Provided material

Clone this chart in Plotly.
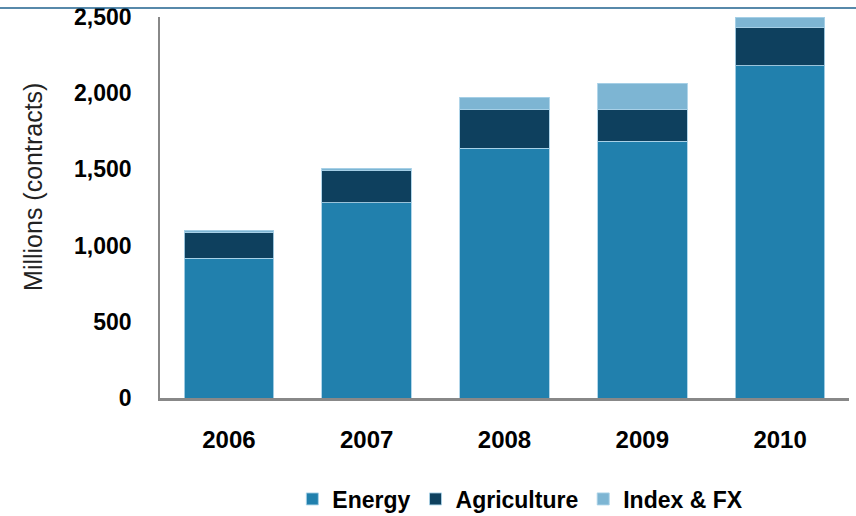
import plotly.graph_objects as go

years = ["2006", "2007", "2008", "2009", "2010"]
energy = [917, 1280, 1640, 1686, 2180]
agriculture = [170, 210, 252, 208, 248]
index_fx = [15, 19, 81, 171, 72]

y_ticks = [0, 500, 1000, 1500, 2000, 2500]
y_ticktext = ["0", "500", "1,000", "1,500", "2,000", "2,500"]

FONT = "Liberation Sans, Arial, sans-serif"
edge = dict(color="rgba(170,210,232,0.9)", width=1)

fig = go.Figure()
fig.add_trace(go.Bar(name="Energy", x=years, y=energy,
                     marker=dict(color="#2180AD", line=edge)))
fig.add_trace(go.Bar(name="Agriculture", x=years, y=agriculture,
                     marker=dict(color="#0E405E", line=edge)))
fig.add_trace(go.Bar(name="Index & FX", x=years, y=index_fx,
                     marker=dict(color="#7DB5D3", line=edge)))

fig.update_layout(
    barmode="stack",
    bargap=0.35,
    width=856, height=516,
    margin=dict(l=160, r=7, t=17, b=118, autoexpand=False),
    paper_bgcolor="white",
    plot_bgcolor="white",
    font=dict(family=FONT, color="black"),
    showlegend=True,
    legend=dict(
        orientation="h",
        x=0.523, xanchor="center",
        yref="container",
        y=0.033, yanchor="middle",
        font=dict(family=FONT, size=23, weight="bold", color="black"),
        itemwidth=30,
        tracegroupgap=0,
        traceorder="normal",
    ),
    xaxis=dict(
        type="category",
        range=[-0.5, 4.5],
        showline=True, linecolor="#888888", linewidth=2.5,
        showgrid=False, ticks="",
        tickfont=dict(family=FONT, size=24, weight="bold", color="black"),
        ticklabelstandoff=18,
    ),
    yaxis=dict(
        range=[0, 2500],
        showline=True, linecolor="#888888", linewidth=1.5,
        showgrid=False, zeroline=False, ticks="",
        tickvals=y_ticks, ticktext=y_ticktext,
        tickfont=dict(family=FONT, size=23, weight="bold", color="black"),
        ticklabelstandoff=22,
    ),
    shapes=[dict(
        type="line", xref="paper", yref="paper",
        x0=-0.25, x1=1.05, y0=1.0236, y1=1.0236,
        line=dict(color="#1F628E", width=1.5),
    )],
    annotations=[dict(
        text="Millions (contracts)",
        xref="paper", yref="paper",
        x=0, y=0.554, xanchor="center", yanchor="middle",
        xshift=-127, textangle=-90, showarrow=False,
        font=dict(family=FONT, size=25, color="#222222"),
    )],
)

fig.write_html("out.html")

Directions
Set down again, exactly, the lines of the material above from its first line to the one with "index_fx = [15, 19, 81, 171, 72]", inclusive. Leave the pictures out.

Answer to this problem
Clone this chart in Plotly.
import plotly.graph_objects as go

years = ["2006", "2007", "2008", "2009", "2010"]
energy = [917, 1280, 1640, 1686, 2180]
agriculture = [170, 210, 252, 208, 248]
index_fx = [15, 19, 81, 171, 72]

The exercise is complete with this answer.